▶ What to produce
Leave out all pictures and give back precisely the lines from the line with "Write a Python" to the line with "from matplotlib.patches import Polygon", including those two lines.

## start Records provided

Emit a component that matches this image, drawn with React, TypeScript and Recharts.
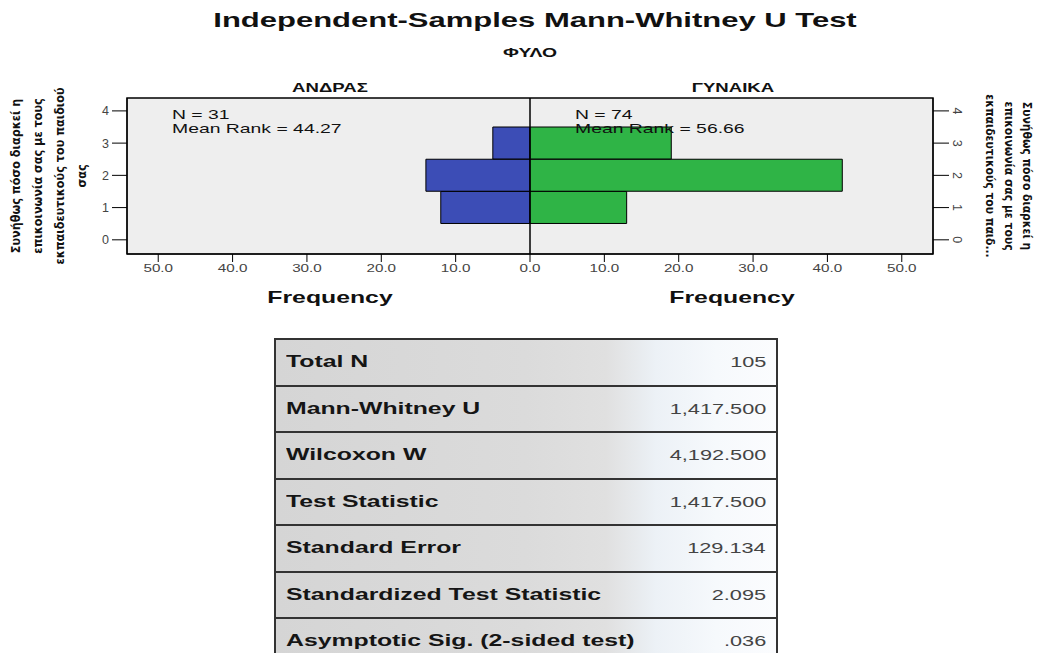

## end Records provided
## start Records provided

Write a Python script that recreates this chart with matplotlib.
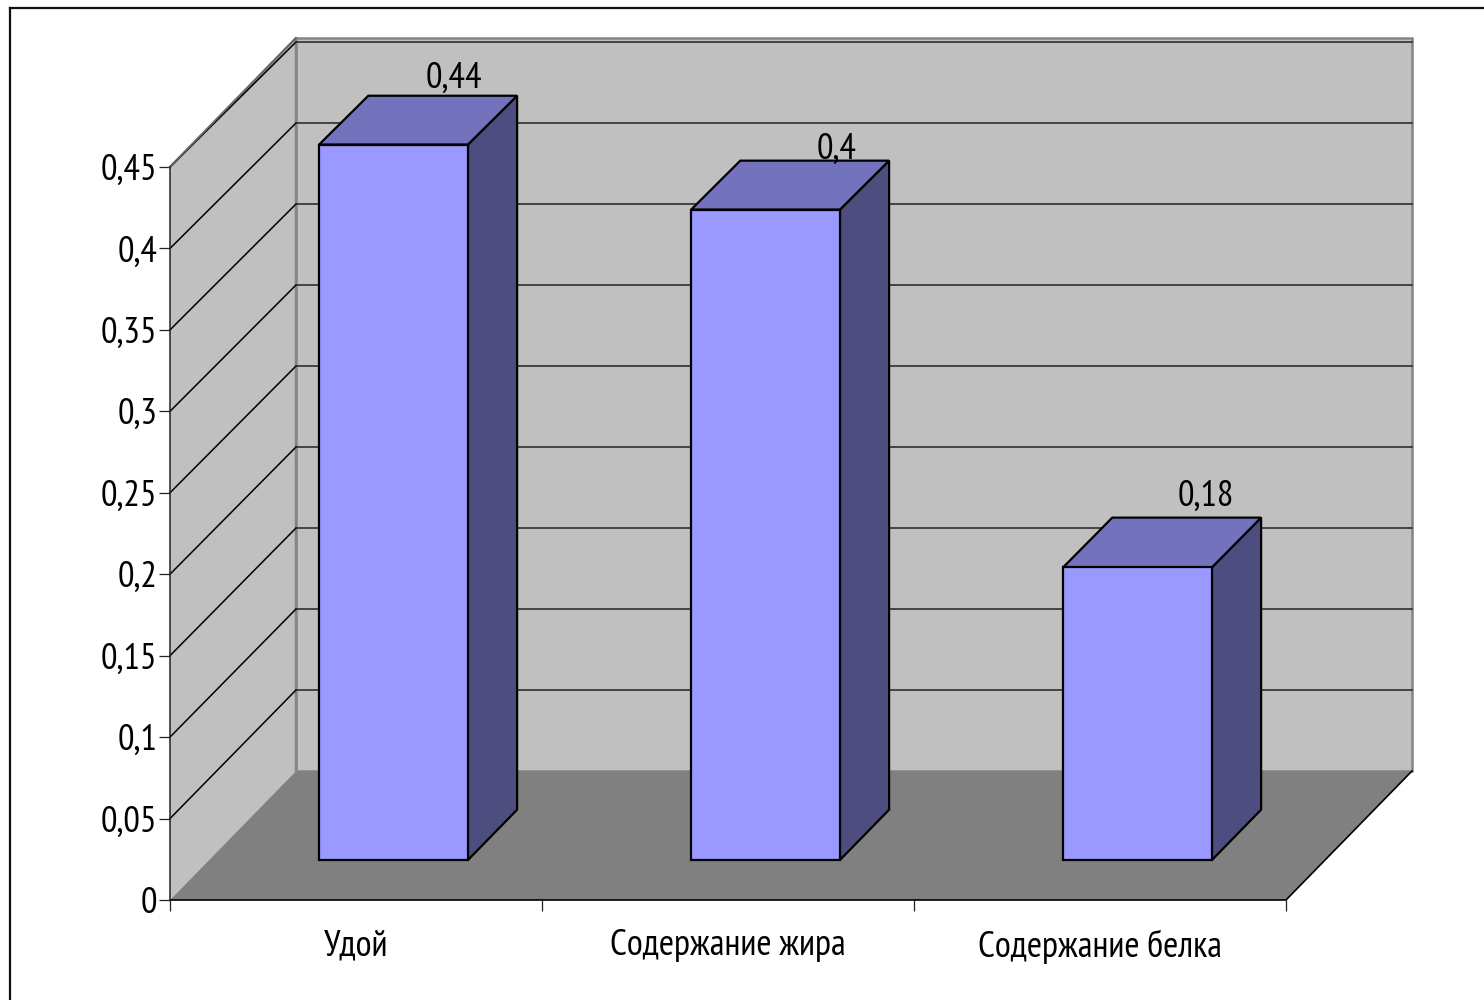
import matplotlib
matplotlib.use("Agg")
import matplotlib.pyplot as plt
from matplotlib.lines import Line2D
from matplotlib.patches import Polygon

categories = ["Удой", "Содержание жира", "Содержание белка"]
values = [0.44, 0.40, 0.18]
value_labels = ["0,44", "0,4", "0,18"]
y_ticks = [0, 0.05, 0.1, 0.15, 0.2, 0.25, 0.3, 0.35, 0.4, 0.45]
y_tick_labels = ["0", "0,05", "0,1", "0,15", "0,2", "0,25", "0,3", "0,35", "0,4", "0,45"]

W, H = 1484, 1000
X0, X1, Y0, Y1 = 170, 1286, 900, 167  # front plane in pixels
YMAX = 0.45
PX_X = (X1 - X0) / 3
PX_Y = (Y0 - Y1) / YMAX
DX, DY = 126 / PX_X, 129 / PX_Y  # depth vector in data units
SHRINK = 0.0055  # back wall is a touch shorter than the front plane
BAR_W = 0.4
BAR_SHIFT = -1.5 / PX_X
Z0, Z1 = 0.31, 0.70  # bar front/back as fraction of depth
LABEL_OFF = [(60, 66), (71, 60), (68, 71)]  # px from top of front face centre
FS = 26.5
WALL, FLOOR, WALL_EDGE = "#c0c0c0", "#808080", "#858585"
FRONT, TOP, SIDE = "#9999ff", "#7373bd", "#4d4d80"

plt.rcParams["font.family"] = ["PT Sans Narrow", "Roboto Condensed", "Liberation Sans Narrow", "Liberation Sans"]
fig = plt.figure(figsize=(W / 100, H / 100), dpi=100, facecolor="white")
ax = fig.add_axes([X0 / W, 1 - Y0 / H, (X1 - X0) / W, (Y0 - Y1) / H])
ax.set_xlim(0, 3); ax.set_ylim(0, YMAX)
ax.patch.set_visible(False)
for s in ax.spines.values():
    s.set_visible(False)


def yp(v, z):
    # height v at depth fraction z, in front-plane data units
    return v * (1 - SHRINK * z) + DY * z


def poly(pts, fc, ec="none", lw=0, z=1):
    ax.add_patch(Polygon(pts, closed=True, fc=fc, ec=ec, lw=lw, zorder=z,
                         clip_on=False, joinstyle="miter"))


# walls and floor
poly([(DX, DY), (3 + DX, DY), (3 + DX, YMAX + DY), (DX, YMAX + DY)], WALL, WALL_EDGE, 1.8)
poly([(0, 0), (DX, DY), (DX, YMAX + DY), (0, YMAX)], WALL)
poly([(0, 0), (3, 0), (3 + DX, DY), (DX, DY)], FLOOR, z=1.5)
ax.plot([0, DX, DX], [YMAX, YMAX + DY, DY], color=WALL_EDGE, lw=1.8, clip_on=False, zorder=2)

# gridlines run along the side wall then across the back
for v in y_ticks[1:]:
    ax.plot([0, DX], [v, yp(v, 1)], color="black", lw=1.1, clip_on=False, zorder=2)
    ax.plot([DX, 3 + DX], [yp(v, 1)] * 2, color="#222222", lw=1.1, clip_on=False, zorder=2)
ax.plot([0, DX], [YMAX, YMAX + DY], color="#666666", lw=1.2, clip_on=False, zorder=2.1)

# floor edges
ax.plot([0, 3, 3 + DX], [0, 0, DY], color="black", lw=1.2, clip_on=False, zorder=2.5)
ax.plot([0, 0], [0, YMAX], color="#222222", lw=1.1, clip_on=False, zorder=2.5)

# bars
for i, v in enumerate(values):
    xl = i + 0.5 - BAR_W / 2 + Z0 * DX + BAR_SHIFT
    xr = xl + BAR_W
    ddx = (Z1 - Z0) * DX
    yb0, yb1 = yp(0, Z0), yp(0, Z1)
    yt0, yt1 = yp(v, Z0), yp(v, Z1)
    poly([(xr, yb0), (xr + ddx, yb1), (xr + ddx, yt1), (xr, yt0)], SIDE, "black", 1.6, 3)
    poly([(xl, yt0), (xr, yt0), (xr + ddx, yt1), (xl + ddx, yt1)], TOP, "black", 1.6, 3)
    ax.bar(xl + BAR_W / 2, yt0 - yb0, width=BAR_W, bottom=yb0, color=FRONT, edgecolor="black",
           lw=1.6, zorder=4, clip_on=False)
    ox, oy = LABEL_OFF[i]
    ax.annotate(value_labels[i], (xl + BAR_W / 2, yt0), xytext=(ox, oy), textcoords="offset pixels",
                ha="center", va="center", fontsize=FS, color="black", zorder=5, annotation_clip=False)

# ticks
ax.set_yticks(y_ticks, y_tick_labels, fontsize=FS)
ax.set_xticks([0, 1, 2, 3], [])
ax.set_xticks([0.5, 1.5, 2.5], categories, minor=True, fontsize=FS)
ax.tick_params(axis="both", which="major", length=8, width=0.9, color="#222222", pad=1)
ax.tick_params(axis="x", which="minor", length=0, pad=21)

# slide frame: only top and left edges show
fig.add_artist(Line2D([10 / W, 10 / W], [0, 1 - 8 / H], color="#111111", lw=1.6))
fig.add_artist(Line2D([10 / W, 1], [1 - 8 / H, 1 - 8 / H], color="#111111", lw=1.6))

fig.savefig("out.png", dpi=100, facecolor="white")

## end Records provided

▶ Complete answer
Write a Python script that recreates this chart with matplotlib.
import matplotlib
matplotlib.use("Agg")
import matplotlib.pyplot as plt
from matplotlib.lines import Line2D
from matplotlib.patches import Polygon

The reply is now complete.